Speaking of Illegal Immigration
  
      From the well of the demonstration, near the southerly footing in front of the façade of the Original City Hall, the sounds of cheering but angry students were deafening — they would say in a pleasant way.
      Maricella Gutierrez, a sophomore at Culver High, said she was marching because her father and her grandfather, both immigrants, came here as young men, and she is proud of their considerable accomplishments.
      She said that most immigrants come to America for the most honorable of reasons, “to send money back to Mexico. People in Mexico are so poor.”
      Ms. Gutierrez said she did not find out about the planned walkout until eight Monday morning. “I went to other classrooms to encourage other guys to join us,” she said.
      After an initial glitch when students attempted to walk away from campus, she said that eventually they were able to leave  “because Security helped us.”
      Leslie Vallarta, a junior at Culver High, found out about the rally during her A.P. English class, and she, too, was busy recruiting marchers. She joined the throng of protestors at Saturday’s rally in downtown Los Angeles. “It felt beautiful,” Ms. Vallarta said. “We had all kinds of minorities there, Asians, blacks, Latinos, whites. We had every race possible.
      “I am very involved in minority work,” she said. “It is not fair that all of a sudden America wants to turn its back on us.
      Ms. Vallarta said she did not regard illegal immigration as a sizable problem for the United States because “they come here to do backbreaking work no one else will do.
      “Instead of making illegals criminals, we should be able to think of other ways to solve the problem.”
A perfectly peaceful march, the effect of the orderly political pep rally was amplified because of the time of day. At 10:30, the arrival of hundreds of shouting students was a jolting kick to the solar plexus of  Downtown, which always is rubbing the sleep from its crusted eyes at that hour.

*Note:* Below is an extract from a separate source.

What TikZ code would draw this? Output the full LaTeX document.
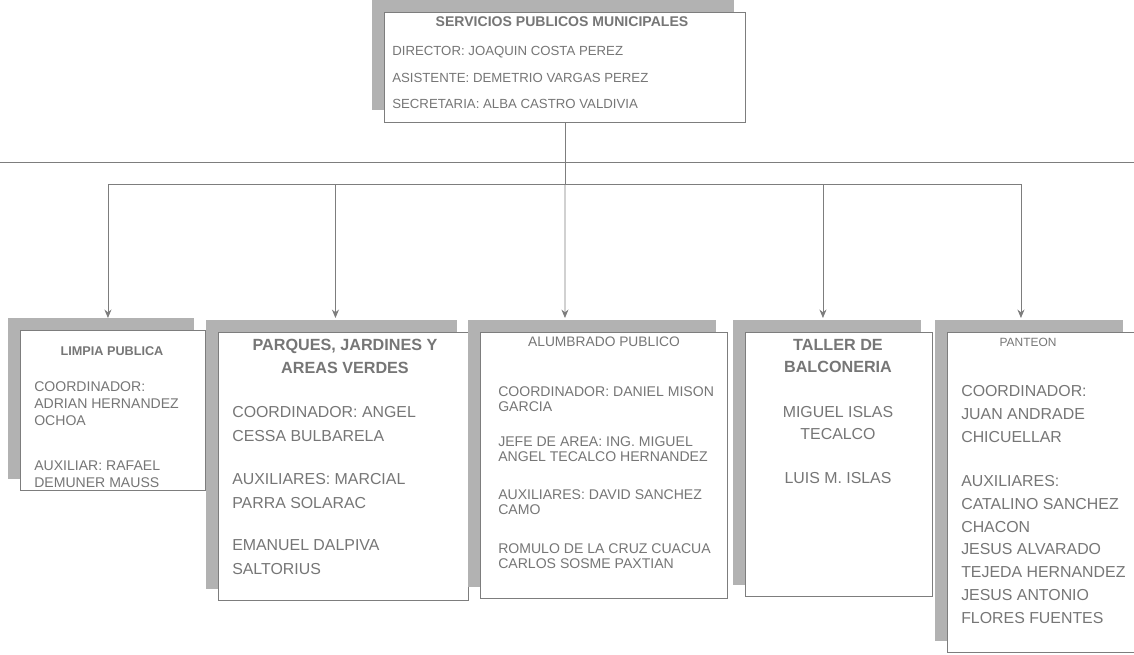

      Intended as the student response to last Saturday’s unprecedented rally in downtown Los Angeles that may have attracted three-quarters-of-a-million marchers, this edition was raucous enough. And like the L.A. rally, the Culver City marchers made good behavior a priority because they knew, or hoped, many were watching.

School District Answers Students
  
      Late yesterday afternoon, the School District issued the following response to students who walked away from campus to participate in a political rally:
     Several hundred students from Culver City High School and Culver Park High School today took to the local streets to protest federal legislation that calls for building a seven-hundred-mile long wall along the Mexican border and making felons of illegal immigrants.
 
      While the School District has always condoned and supported freedom of expression on its campuses, we do not condone students leaving campus.
     Throughout the day on both campuses, History and Social Studies teachers have been discussing the issues surrounding the proposed legislation and exploring students’ opinions and concerns.
     The students who chose, instead, to leave campus missed this important dialogue.
     The School District is proud of the many ways in which it offers its students an opportunity for freedom of expression on campus. In fact, many students participated in a protest today on campus in the Culver City High School Peace Garden. On Friday, high school students celebrated Cesar Chavez’s birthday with Spring Fest on the Culver City High School campus. Later this week, the Black Student Union and Latinos Unidos will he holding a joint assembly at Culver City High School to promote diversity.

     The School District urges students to explore these avenues instead of leaving campus. We remind parents and students that our teachers and administrators have an open-door policy, and we are always willing to work with students to express their views.